Researchers in one study explain that incidence of antibiotic-associated diarrhea (AAD) often occur in healthcare settings, usually caused by Clostridium difficile. AAD typically occurs in up to 35% of patients taking antibiotics.
One meta-analysis of pooled data from 63 randomized controlled human trials (with a total of 11,811 participants) to identify the relative risk of AAD among individuals who received probiotics during antibiotic treatment compared with those who received no probiotics or were given a placebo.1 The studies encompassed a variety of antibiotics, taken alone or in combination, and several probiotics, including Lactobacillus, Bifidobacterium, Saccharomyces, and some combinations.

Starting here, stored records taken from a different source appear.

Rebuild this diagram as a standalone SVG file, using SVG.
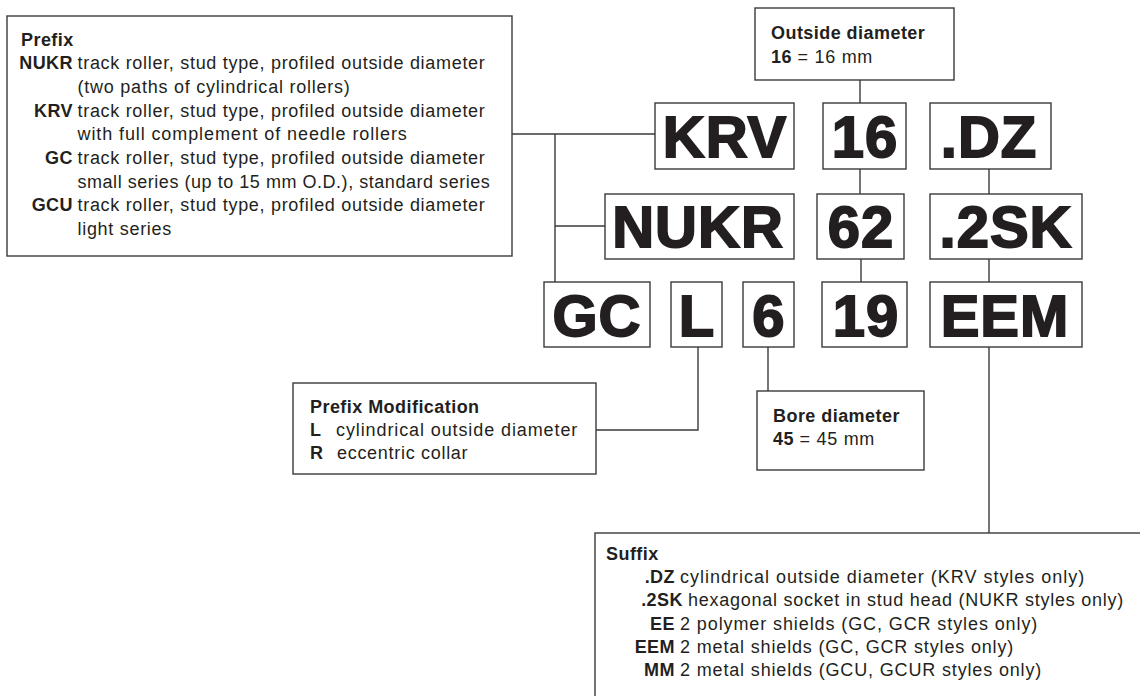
<svg xmlns="http://www.w3.org/2000/svg" width="1140" height="696" viewBox="0 0 1140 696">
<style>
.box{fill:#fff;stroke:#3a3a3a;stroke-width:1.4}
.con{fill:none;stroke:#3a3a3a;stroke-width:1.4}
.t{font-family:"Liberation Sans",Arial,sans-serif;font-size:18px;fill:#231f20;letter-spacing:0.7px}
.b{font-weight:bold;letter-spacing:0.45px}
.big{font-family:"Liberation Sans",Arial,sans-serif;font-size:58px;font-weight:bold;fill:#231f20;stroke:#231f20;stroke-width:1.8;text-anchor:middle;letter-spacing:1px}
.e{text-anchor:end}
</style>
<rect x="0" y="0" width="1140" height="696" fill="#fff"/>
<g id="connectors">
<path class="con" d="M512,134 H655"/>
<path class="con" d="M555,134 V282"/>
<path class="con" d="M555,226 H605"/>
<path class="con" d="M860,80 V103"/>
<path class="con" d="M860,169 V194"/>
<path class="con" d="M861,259 V282"/>
<path class="con" d="M989,169 V194"/>
<path class="con" d="M989,259 V282"/>
<path class="con" d="M989,347 V533"/>
<path class="con" d="M698,347 V430 H596"/>
<path class="con" d="M768,347 V391"/>
</g>
<g id="prefix">
<rect class="box" x="7" y="16" width="505" height="240"/>
<text class="t b" x="21" y="45.5">Prefix</text>
<text class="t b e" x="73" y="69.3">NUKR</text>
<text class="t" x="77.5" y="69.3" textLength="408" lengthAdjust="spacing">track roller, stud type, profiled outside diameter</text>
<text class="t" x="77.5" y="92.8" textLength="273" lengthAdjust="spacing">(two paths of cylindrical rollers)</text>
<text class="t b e" x="73" y="116.5">KRV</text>
<text class="t" x="77.5" y="116.5" textLength="408" lengthAdjust="spacing">track roller, stud type, profiled outside diameter</text>
<text class="t" x="77.5" y="140.2" textLength="330" lengthAdjust="spacing">with full complement of needle rollers</text>
<text class="t b e" x="73" y="164">GC</text>
<text class="t" x="77.5" y="164" textLength="408" lengthAdjust="spacing">track roller, stud type, profiled outside diameter</text>
<text class="t" x="77.5" y="187.7" textLength="413" lengthAdjust="spacing">small series (up to 15 mm O.D.), standard series</text>
<text class="t b e" x="73" y="211.4">GCU</text>
<text class="t" x="77.5" y="211.4" textLength="408" lengthAdjust="spacing">track roller, stud type, profiled outside diameter</text>
<text class="t" x="77.5" y="235">light series</text>
</g>
<g id="outside-diameter">
<rect class="box" x="755" y="8" width="199" height="72"/>
<text class="t b" x="771" y="39">Outside diameter</text>
<text class="t" x="771" y="63"><tspan class="b">16</tspan> = 16 mm</text>
</g>
<g id="KRV"><rect class="box" x="655" y="103" width="139" height="66"/><text class="big" x="725" y="157">KRV</text></g>
<g id="n16"><rect class="box" x="823" y="103" width="83" height="66"/><text class="big" x="865" y="157">16</text></g>
<g id="DZ"><rect class="box" x="930" y="103" width="121" height="66"/><text class="big" x="989" y="157">.DZ</text></g>
<g id="NUKR"><rect class="box" x="605" y="194" width="189" height="65"/><text class="big" x="698" y="247">NUKR</text></g>
<g id="n62"><rect class="box" x="817" y="194" width="87" height="65"/><text class="big" x="861" y="247">62</text></g>
<g id="SK2"><rect class="box" x="930" y="194" width="152" height="65"/><text class="big" x="1006" y="247">.2SK</text></g>
<g id="GC"><rect class="box" x="544" y="282" width="106" height="65"/><text class="big" x="597" y="336">GC</text></g>
<g id="L"><rect class="box" x="671" y="282" width="51" height="65"/><text class="big" x="697" y="336">L</text></g>
<g id="n6"><rect class="box" x="743" y="282" width="51" height="65"/><text class="big" x="769" y="336">6</text></g>
<g id="n19"><rect class="box" x="822" y="282" width="85" height="65"/><text class="big" x="866" y="336">19</text></g>
<g id="EEM"><rect class="box" x="930" y="282" width="152" height="65"/><text class="big" x="1005" y="336">EEM</text></g>
<g id="prefix-modification">
<rect class="box" x="293" y="383" width="303" height="91"/>
<text class="t b" x="310" y="413">Prefix Modification</text>
<text class="t b" x="310" y="436">L</text>
<text class="t" x="336" y="436" textLength="242" lengthAdjust="spacing">cylindrical outside diameter</text>
<text class="t b" x="310" y="459">R</text>
<text class="t" x="337" y="459">eccentric collar</text>
</g>
<g id="bore-diameter">
<rect class="box" x="757" y="391" width="167" height="79"/>
<text class="t b" x="773" y="422">Bore diameter</text>
<text class="t" x="773" y="445"><tspan class="b">45</tspan> = 45 mm</text>
</g>
<g id="suffix">
<rect class="box" x="595" y="533" width="600" height="200"/>
<text class="t b" x="606" y="559.5">Suffix</text>
<text class="t b e" x="675" y="583">.DZ</text>
<text class="t" x="680" y="583" textLength="405" lengthAdjust="spacing">cylindrical outside diameter (KRV styles only)</text>
<text class="t b e" x="683" y="606.3">.2SK</text>
<text class="t" x="688" y="606.3" textLength="436" lengthAdjust="spacing">hexagonal socket in stud head (NUKR styles only)</text>
<text class="t b e" x="675" y="629.6">EE</text>
<text class="t" x="680" y="629.6" textLength="358" lengthAdjust="spacing">2 polymer shields (GC, GCR styles only)</text>
<text class="t b e" x="675" y="652.9">EEM</text>
<text class="t" x="680" y="652.9" textLength="334" lengthAdjust="spacing">2 metal shields (GC, GCR styles only)</text>
<text class="t b e" x="675" y="676">MM</text>
<text class="t" x="680" y="676" textLength="362" lengthAdjust="spacing">2 metal shields (GCU, GCUR styles only)</text>
</g>
</svg>
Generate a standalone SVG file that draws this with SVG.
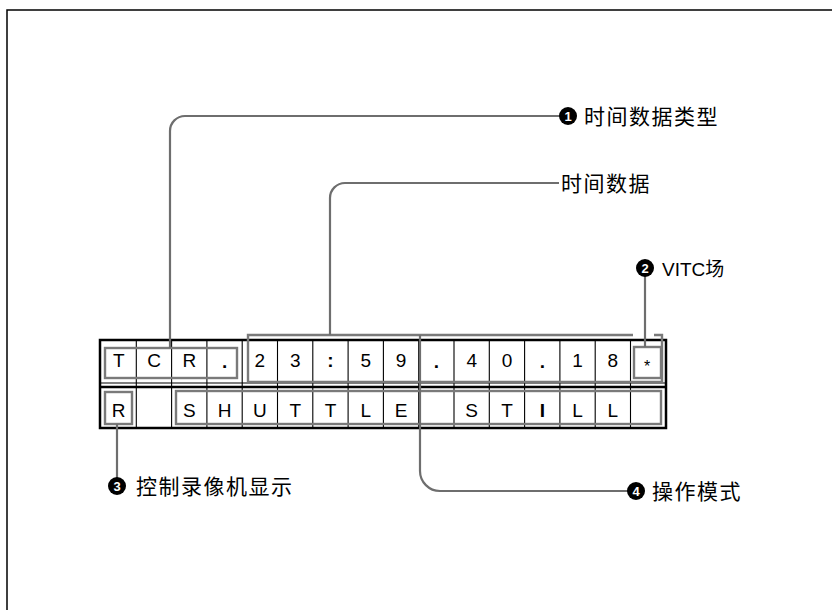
<svg xmlns="http://www.w3.org/2000/svg" width="832" height="610" viewBox="0 0 832 610">
<style>
.frame{fill:none;stroke:#000;stroke-width:1.5}
.thick{fill:none;stroke:#000;stroke-width:2.5}
.thin{fill:none;stroke:#000;stroke-width:1.1}
.hl{fill:none;stroke:#7a7a7a;stroke-width:2.4}
.conn{fill:none;stroke:#6e6e6e;stroke-width:2.2}
.ch{font-family:"Liberation Sans",Arial,sans-serif;font-size:19px;fill:#000;text-anchor:middle}
.b{font-weight:bold}
.lbl{font-family:"Liberation Sans","Noto Sans CJK SC",sans-serif;font-size:21px;letter-spacing:1.5px;fill:#000}
.num{font-family:"Liberation Sans",Arial,sans-serif;font-size:13px;font-weight:bold;fill:#fff;text-anchor:middle}
</style>
<rect class="frame" x="7" y="10" width="840" height="620"/>

<g id="display">
  <rect class="thick" x="100" y="340" width="566" height="88"/>
  <line class="thin" x1="100" y1="383" x2="666" y2="383"/>
  <line class="thick" x1="100" y1="387" x2="666" y2="387"/>
  <path class="thin" d="M136.3,340V428M171.6,340V428M206.9,340V428M242.2,340V428M277.5,340V428M312.8,340V428M348.1,340V428M383.4,340V428M418.7,340V428M454,340V428M489.3,340V428M524.6,340V428M559.9,340V428M595.2,340V428M630.5,340V428"/>
  <g id="row1">
    <text class="ch" x="118.7" y="367">T</text>
    <text class="ch" x="154" y="367">C</text>
    <text class="ch" x="189.3" y="367">R</text>
    <text class="ch b" x="224.6" y="368">.</text>
    <text class="ch" x="259.9" y="367">2</text>
    <text class="ch" x="295.2" y="367">3</text>
    <text class="ch b" x="330.5" y="367">:</text>
    <text class="ch" x="365.8" y="367">5</text>
    <text class="ch" x="401.1" y="367">9</text>
    <text class="ch b" x="436.4" y="368">.</text>
    <text class="ch" x="471.7" y="367">4</text>
    <text class="ch" x="507" y="367">0</text>
    <text class="ch b" x="542.3" y="368">.</text>
    <text class="ch" x="577.6" y="367">1</text>
    <text class="ch" x="612.9" y="367">8</text>
    <text class="ch" x="647" y="372" style="font-size:16px">*</text>
  </g>
  <g id="row2">
    <text class="ch" x="118.7" y="417">R</text>
    <text class="ch" x="189.3" y="417">S</text>
    <text class="ch" x="224.6" y="417">H</text>
    <text class="ch" x="259.9" y="417">U</text>
    <text class="ch" x="295.2" y="417">T</text>
    <text class="ch" x="330.5" y="417">T</text>
    <text class="ch" x="365.8" y="417">L</text>
    <text class="ch" x="401.1" y="417">E</text>
    <text class="ch" x="471.7" y="417">S</text>
    <text class="ch" x="507" y="417">T</text>
    <text class="ch b" x="542.3" y="417">I</text>
    <text class="ch" x="577.6" y="417">L</text>
    <text class="ch" x="612.9" y="417">L</text>
  </g>
  <g id="highlights">
    <rect class="hl" x="105" y="348" width="132" height="30"/>
    <path class="hl" d="M654,335H662V382H248V335H633"/>
    <rect class="hl" x="634" y="347" width="27" height="31"/>
    <rect class="hl" x="105" y="392" width="27" height="32"/>
    <rect class="hl" x="176" y="391" width="485" height="33"/>
  </g>
</g>

<g id="connectors">
  <path class="conn" d="M170,348V131A15,15 0 0 1 185,116H562"/>
  <path class="conn" d="M330,335V198A15,15 0 0 1 345,183H559"/>
  <path class="conn" d="M645,276V347"/>
  <path class="conn" d="M117,424V478"/>
  <path class="conn" d="M420,335V471A20,20 0 0 0 440,491H630"/>
</g>

<g id="label1">
  <circle cx="568" cy="116" r="9" fill="#000"/>
  <text class="num" x="568" y="120.7">1</text>
  <text class="lbl" x="584" y="123.5">时间数据类型</text>
</g>
<g id="label-timedata">
  <text class="lbl" x="561" y="191">时间数据</text>
</g>
<g id="label2">
  <circle cx="645" cy="268" r="9" fill="#000"/>
  <text class="num" x="645" y="272.7">2</text>
  <text class="lbl" x="662" y="275.5" style="letter-spacing:0;font-size:19px">VITC场</text>
</g>
<g id="label3">
  <circle cx="117" cy="486" r="9" fill="#000"/>
  <text class="num" x="117" y="490.7">3</text>
  <text class="lbl" x="136" y="493.5">控制录像机显示</text>
</g>
<g id="label4">
  <circle cx="636" cy="491" r="9" fill="#000"/>
  <text class="num" x="636" y="495.7">4</text>
  <text class="lbl" x="652" y="498.5">操作模式</text>
</g>
</svg>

The researchers found that overall, the “pooled evidence suggests that probiotics are associated with a reduction in AAD.”
A similar meta-analysis looked at probiotics’ impact on AAD in children and adults. The study of 31 RCTs found a pooled relative risk of 0.43 for development of ADD in those taking probiotics along with antibiotics to combat C. difficile infection.
A more recent systematic review assessed the impacts of probiotics used for addressing AAD in an outpatient setting; 17 studies with 3,631 participants were reviewed. According to the researchers, pooled results found that AAD was present in 8% of the probiotic group compared to 17.7% in the control group, and the species-specific results were similar regarding the probiotic strains L. rhamnosus GG and S. boulardii. The results suggest that probiotic use may be beneficial in reducing risk of AAD among outpatients.
As mentioned earlier, antibiotics can save your life, and likely already have. This course of medical action should be used more sparingly and appropriately, which will assist your body in more effective utilization of the antibiotic. Taking probiotics during the time you take antibiotics will help dramatically reduce experiencing AAD. And continuing to take probiotics will also help your friendly flora populations to flourish, allowing them to crowd out any pathogenic bacteria that necessitates the need for the antibiotics in the first place!